Friday, December 12, 2008

stars upon thars

oh, the things I don't know.
billions of facts, millions of pieces of data, hundreds of thousands of statistics, thousands of ideas and concepts and reasons why . . . what I don't know could fill volumes and oceans.
and I am a curious person, asking questions and seeking out answers, and even remembering a few of these things; yet still, I am ignorant of so much.

my latest "why" question is about the new telephone (and power) phones they're installing along my bike route. in fact, I just googled "telephone pole" and found that the PC word for them is "utility pole," and that they are usually owned by one utility company that then leases space to others. since all of the trucks I've seen working with these new poles belong to power companies, I will assume that our power company owns the poles.
it's been a fascinating thing to watch over the past couple weeks. I started out having no idea what was going on, then picked up on a few clues as I rode along, subtle things like those huge orange signs in the bike lane that shout "utility work ahead," and guys in flannel shirts, down vests and hard hats walking from truck to truck. I saw a guy climbing up a steep hillside, belt of tools strapped around his waist, heading toward a pole a good distance away. but my favorite clue were the long, dark wood poles lying along the side of the road. one, then half a mile up the road, three. then another one, and then a couple more. this is when it all clicked together and formed the belief that they were going to be putting up new utility poles.

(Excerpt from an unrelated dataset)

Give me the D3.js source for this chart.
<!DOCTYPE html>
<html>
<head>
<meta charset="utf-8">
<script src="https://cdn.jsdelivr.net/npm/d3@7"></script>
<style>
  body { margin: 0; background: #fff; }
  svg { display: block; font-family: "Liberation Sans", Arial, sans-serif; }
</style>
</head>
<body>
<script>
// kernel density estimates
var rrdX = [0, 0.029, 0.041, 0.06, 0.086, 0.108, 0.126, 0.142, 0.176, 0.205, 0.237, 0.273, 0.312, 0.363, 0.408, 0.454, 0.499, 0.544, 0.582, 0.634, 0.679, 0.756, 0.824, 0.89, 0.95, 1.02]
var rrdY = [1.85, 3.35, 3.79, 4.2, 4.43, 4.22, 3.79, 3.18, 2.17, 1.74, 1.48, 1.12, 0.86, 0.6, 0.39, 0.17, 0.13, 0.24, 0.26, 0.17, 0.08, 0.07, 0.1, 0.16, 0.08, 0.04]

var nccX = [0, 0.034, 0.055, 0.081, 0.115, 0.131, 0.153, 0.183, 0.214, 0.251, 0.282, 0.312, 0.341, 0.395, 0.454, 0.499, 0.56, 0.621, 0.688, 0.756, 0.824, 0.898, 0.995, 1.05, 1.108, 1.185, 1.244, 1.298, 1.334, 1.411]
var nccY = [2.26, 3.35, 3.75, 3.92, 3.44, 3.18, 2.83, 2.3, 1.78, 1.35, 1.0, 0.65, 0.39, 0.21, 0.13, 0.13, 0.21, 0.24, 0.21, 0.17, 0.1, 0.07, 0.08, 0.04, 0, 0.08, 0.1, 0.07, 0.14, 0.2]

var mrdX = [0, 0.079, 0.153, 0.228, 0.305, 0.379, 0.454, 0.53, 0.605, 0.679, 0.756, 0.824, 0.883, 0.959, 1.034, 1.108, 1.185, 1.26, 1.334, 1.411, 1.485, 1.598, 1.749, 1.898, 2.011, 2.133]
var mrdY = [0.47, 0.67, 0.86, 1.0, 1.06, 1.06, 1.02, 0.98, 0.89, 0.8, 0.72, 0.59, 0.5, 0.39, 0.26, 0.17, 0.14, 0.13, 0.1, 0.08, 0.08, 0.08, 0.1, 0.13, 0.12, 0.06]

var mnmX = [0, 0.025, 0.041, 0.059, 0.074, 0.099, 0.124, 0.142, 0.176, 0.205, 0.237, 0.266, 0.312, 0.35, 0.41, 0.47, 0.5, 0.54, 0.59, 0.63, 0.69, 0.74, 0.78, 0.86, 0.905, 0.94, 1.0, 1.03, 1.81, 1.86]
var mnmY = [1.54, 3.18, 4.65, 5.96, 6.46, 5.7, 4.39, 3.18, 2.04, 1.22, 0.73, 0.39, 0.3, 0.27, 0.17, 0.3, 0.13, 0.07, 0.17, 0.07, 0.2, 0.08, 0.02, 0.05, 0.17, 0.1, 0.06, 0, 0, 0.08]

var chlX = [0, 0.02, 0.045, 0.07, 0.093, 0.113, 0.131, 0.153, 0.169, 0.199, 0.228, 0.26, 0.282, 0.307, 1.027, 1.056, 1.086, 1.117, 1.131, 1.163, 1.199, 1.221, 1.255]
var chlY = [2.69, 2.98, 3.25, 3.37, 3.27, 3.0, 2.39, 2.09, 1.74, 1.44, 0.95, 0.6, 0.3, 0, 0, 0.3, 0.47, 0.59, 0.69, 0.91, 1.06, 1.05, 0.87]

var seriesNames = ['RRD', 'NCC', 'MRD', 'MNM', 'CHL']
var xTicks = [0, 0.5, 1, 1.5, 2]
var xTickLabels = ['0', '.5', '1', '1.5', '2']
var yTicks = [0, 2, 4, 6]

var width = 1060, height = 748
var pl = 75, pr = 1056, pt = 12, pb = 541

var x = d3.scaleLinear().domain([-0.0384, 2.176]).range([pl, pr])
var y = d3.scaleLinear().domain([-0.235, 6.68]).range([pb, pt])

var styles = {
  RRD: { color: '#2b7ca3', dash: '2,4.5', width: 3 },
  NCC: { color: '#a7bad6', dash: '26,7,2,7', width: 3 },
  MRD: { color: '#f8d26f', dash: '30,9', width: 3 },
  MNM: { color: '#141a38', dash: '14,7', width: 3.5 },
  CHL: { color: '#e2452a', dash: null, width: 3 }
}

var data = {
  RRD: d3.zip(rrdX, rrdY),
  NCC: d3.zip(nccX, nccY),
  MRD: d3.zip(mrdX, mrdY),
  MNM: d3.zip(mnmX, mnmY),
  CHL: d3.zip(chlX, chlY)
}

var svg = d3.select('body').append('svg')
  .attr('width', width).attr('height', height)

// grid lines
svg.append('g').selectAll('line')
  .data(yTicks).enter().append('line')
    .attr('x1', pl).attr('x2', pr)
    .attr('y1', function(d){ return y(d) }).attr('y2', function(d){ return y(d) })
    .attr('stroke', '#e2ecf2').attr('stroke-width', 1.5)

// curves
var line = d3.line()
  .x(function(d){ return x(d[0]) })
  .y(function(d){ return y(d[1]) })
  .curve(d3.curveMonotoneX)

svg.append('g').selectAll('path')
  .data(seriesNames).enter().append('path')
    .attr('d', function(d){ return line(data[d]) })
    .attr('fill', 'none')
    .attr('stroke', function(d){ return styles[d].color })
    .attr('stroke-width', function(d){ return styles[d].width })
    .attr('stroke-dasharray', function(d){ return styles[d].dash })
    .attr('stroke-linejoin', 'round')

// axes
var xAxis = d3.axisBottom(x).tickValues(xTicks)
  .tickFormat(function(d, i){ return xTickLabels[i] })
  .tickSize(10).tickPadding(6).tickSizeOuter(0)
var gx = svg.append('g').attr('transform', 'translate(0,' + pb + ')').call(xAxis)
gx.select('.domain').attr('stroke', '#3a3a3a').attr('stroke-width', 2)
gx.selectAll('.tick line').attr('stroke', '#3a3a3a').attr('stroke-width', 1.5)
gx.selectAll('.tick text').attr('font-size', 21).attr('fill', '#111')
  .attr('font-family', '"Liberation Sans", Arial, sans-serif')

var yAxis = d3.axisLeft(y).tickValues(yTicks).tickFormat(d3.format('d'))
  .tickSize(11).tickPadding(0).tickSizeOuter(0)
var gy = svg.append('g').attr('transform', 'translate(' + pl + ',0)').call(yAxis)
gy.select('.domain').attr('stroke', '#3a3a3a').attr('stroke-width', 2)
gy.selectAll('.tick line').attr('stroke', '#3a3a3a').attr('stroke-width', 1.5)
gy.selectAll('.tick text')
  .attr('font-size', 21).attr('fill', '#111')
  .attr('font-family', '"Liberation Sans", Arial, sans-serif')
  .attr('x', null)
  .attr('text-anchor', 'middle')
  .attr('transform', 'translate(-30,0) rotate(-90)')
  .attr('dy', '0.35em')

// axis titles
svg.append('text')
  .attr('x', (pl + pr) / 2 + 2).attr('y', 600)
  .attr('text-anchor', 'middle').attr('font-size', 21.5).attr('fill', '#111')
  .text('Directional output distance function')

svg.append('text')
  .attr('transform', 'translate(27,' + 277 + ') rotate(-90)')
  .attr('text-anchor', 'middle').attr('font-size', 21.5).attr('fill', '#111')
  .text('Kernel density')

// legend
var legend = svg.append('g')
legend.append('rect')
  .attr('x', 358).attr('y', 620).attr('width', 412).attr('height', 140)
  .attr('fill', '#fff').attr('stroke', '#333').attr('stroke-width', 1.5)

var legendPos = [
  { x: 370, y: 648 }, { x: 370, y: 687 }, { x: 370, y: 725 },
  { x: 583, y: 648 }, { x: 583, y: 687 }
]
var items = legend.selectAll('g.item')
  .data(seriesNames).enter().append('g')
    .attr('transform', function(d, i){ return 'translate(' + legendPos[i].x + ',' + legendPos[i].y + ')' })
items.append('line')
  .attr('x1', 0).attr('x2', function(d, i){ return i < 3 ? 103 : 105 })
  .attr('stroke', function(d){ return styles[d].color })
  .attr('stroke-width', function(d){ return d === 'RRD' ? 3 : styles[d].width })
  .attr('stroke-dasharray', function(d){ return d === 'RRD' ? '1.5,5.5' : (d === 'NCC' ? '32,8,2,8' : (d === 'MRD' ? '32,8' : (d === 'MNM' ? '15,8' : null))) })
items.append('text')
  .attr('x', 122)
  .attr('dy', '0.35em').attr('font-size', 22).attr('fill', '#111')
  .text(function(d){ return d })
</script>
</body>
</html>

the poles were dark with a protective coating, looking strong and resilient as compared to those already implanted in the ground, standing tall but pale and weathered, holding myriad wires and cables stretching for miles and miles.

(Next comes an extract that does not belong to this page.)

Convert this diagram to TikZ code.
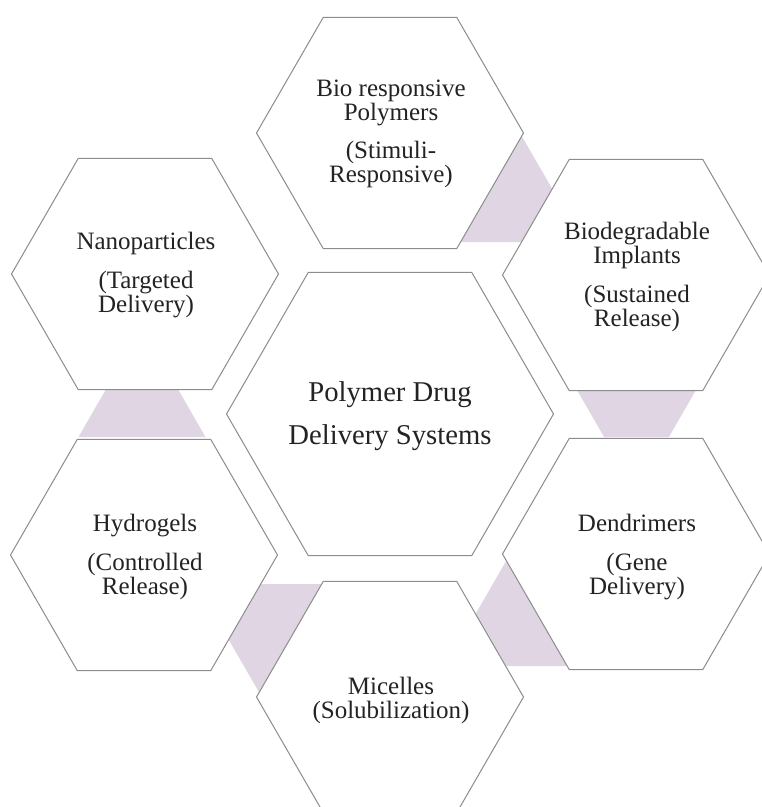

those reposing poles made me happy.
go figure.
and maybe this is why: at the end of one of the poles, the flat "bottom" if you will, I noticed a star-shaped metal decoration. it was an outline of a 5-pointed star, looking like a cookie cutter that had been pushed into the circular section of wood. how beautiful! and what the heck was that all about?
I thought perhaps it was just one special pole, and became determined to then check out all the bottoms of the rest of the poles I rode past.
they all had stars.
stars on thars.
which led me to thinking about dr. seuss, and his story about the sneetches. which if you don't know or remember, you really should re-visit. it is a story about star-bellied sneetches and those without stars, and how we aspire to have what we don't because of envy, or how we cling to our exclusivity due to prejudice. some sneetches have bellies which are star-less, and some have stars upon thars . . .
I do know why sneetches have stars (one of the millions of things I do know), but I don't know why utility poles have beautiful metal stars upon their bottoms.
and if someone would please tell me why, I could remove this pesky little item from my intensely long and varied list of things I do not know.
and if no one ever tells me why, I will still hold on to the memory of these long, beautiful poles, lying on the ground, showing off their pretty stars. and I will remain extremely pleased that those poles had stars upon thars.